Bernard Gavoty entrevistou Alfred Cortot em 1953. Uma sua opinião, passados quase setenta anos, soa perene: “Maneira única de interrogar o teclado, de emocionar um aparelho composto de cordas e martelos, destinado pois à secura, esse dom de fazer cantar aquilo que deve soar, esse arco invisível, esses traços multicoloridos, esses acordes de veludo, essa neve em flocos… – o milagre de Cortot é que o piano cessa de ser piano!” Como camerista integrou um dos mais importantes trios da história: Alfred Cortot (piano), Jacques Thibault (violino) e Pablo Casals (violoncelo).

 

Em 1952, Alfred Cortot, após tournée pelo Japão, recebeu da imperatriz uma ilha de presente, Cortoshima. O ilustre agraciado soube do significado em japonês: “Solitário na ilha dos sonhos”.

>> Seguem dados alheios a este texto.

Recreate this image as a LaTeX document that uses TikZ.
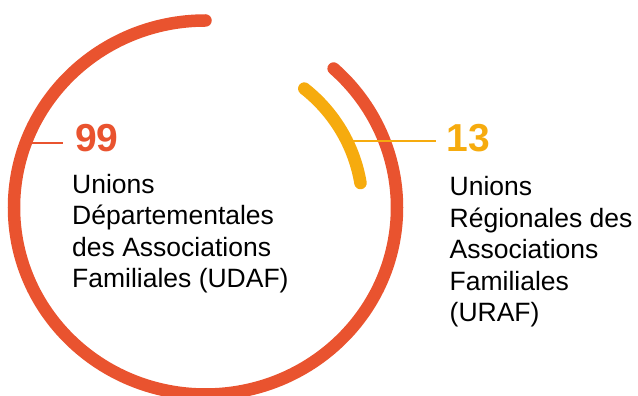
\documentclass[tikz,border=0pt]{standalone}
\usepackage{fontspec}
\setmainfont{Liberation Sans}[BoldFont={Liberation Sans Bold}]
\usepackage{tikz}
\usetikzlibrary{positioning}
\definecolor{udafred}{RGB}{233,83,47}
\definecolor{urafyellow}{RGB}{246,171,14}

\begin{document}
\begin{tikzpicture}[x=1pt, y=1pt,
    ring/.style={line width=12.5pt, line cap=round},
    tick/.style={line width=2.2pt},
    bignum/.style={inner sep=0pt, anchor=base west, font=\bfseries\fontsize{39}{39}\selectfont},
    caption/.style={inner sep=0pt, anchor=base west, align=left, font=\fontsize{26.5}{31.4}\selectfont}]
            \useasboundingbox (0,0) rectangle (638,396); % canvas
            \coordinate (ctr) at (205.5,188.5); % ring centre
            \draw[ring, udafred] ([shift={(90:191.5pt and 187pt)}]ctr) arc[start angle=90, end angle=408, x radius=191.5pt, y radius=187pt]; % UDAF ring
            \draw[ring, urafyellow] ([shift={(51:157pt and 153pt)}]ctr) arc[start angle=51, end angle=9.2, x radius=157pt, y radius=153pt]; % URAF ring
            \coordinate (udafArc) at ([shift={(159.7:191.5pt and 187pt)}]ctr);
            \coordinate (urafArc) at ([shift={(25.8:157pt and 153pt)}]ctr);
            \node[bignum, text=udafred] (num99) at (75,244.3) {99};
            \node[bignum, text=urafyellow] (num13) at (446.5,244.3) {13};
            \node[caption] (udaf) at (72,108.5) {Unions\\Départementales\\des Associations\\Familiales (UDAF)}; % base = last line
            \node[caption] (uraf) at (449.5,74.5) {Unions\\Régionales des\\Associations\\Familiales\\(URAF)};
            \draw[tick, udafred] (udafArc) -- ([xshift=-12pt]udafArc -| num99.west); % UDAF tick
            \draw[tick, urafyellow] (urafArc) -- ([xshift=-11pt]urafArc -| num13.west); % URAF tick
        \end{tikzpicture}
\end{document}
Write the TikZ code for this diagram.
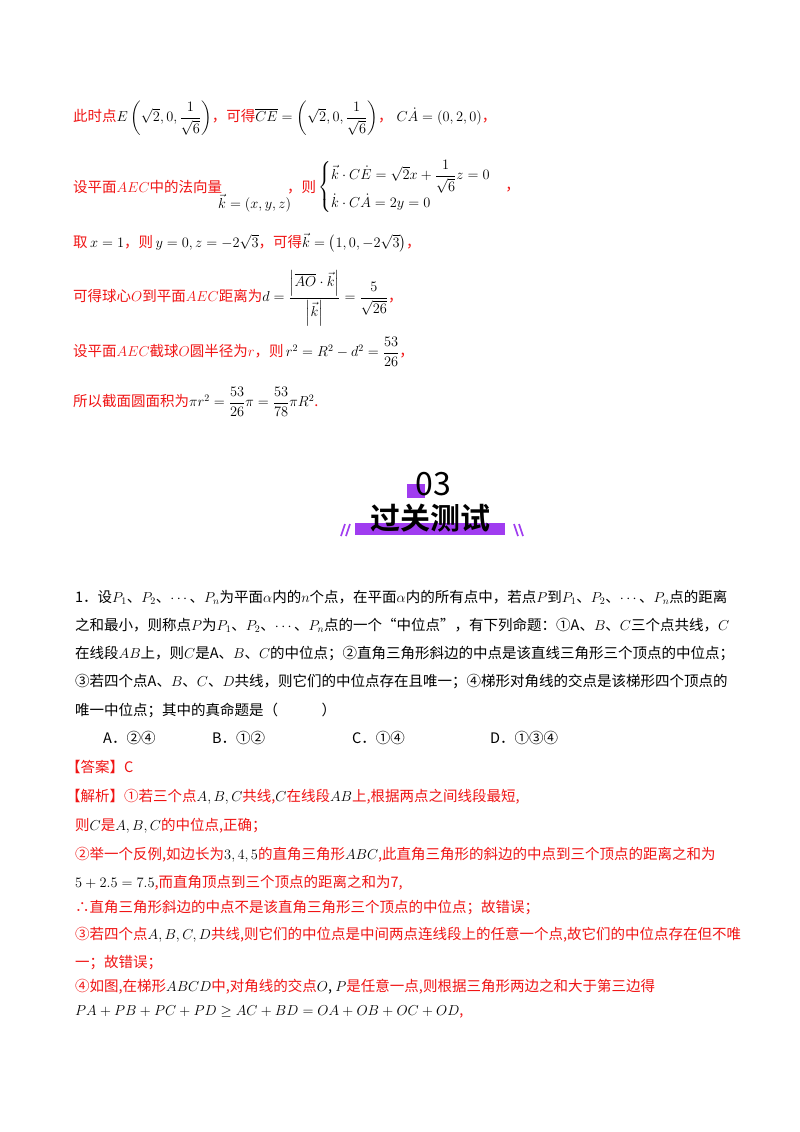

In this post I write about the Franco-Swiss pianist Alfred Cortot (1877-1962), world-renowned for his very personal interpretation of Romantic composers such as Chopin, Schumann and Liszt, as well as the French Fauré, Debussy and Ravel. His visit to Brazil in the early fifties stirred vivid interest. On that occasion, my brother and I, then 11 and 13, had a chance to play for him, who wrote an encouraging letter shortly afterwards. Pianist, chamber music player, conductor, teacher and writer of valuable books on musical interpretation, Cortot knew how to extract unusual sonorities of his instrument without unnecessary gestures and grimaces, a kind of piano playing that is disappearing. In spite of memory lapses and clinkers in later years, he was one of the most celebrated classical musicians of the 20th century. To date his Chopin recordings are considered essential. I have kept his handwritten letter as a precious relic, a beacon showing me the way in moments of doubt.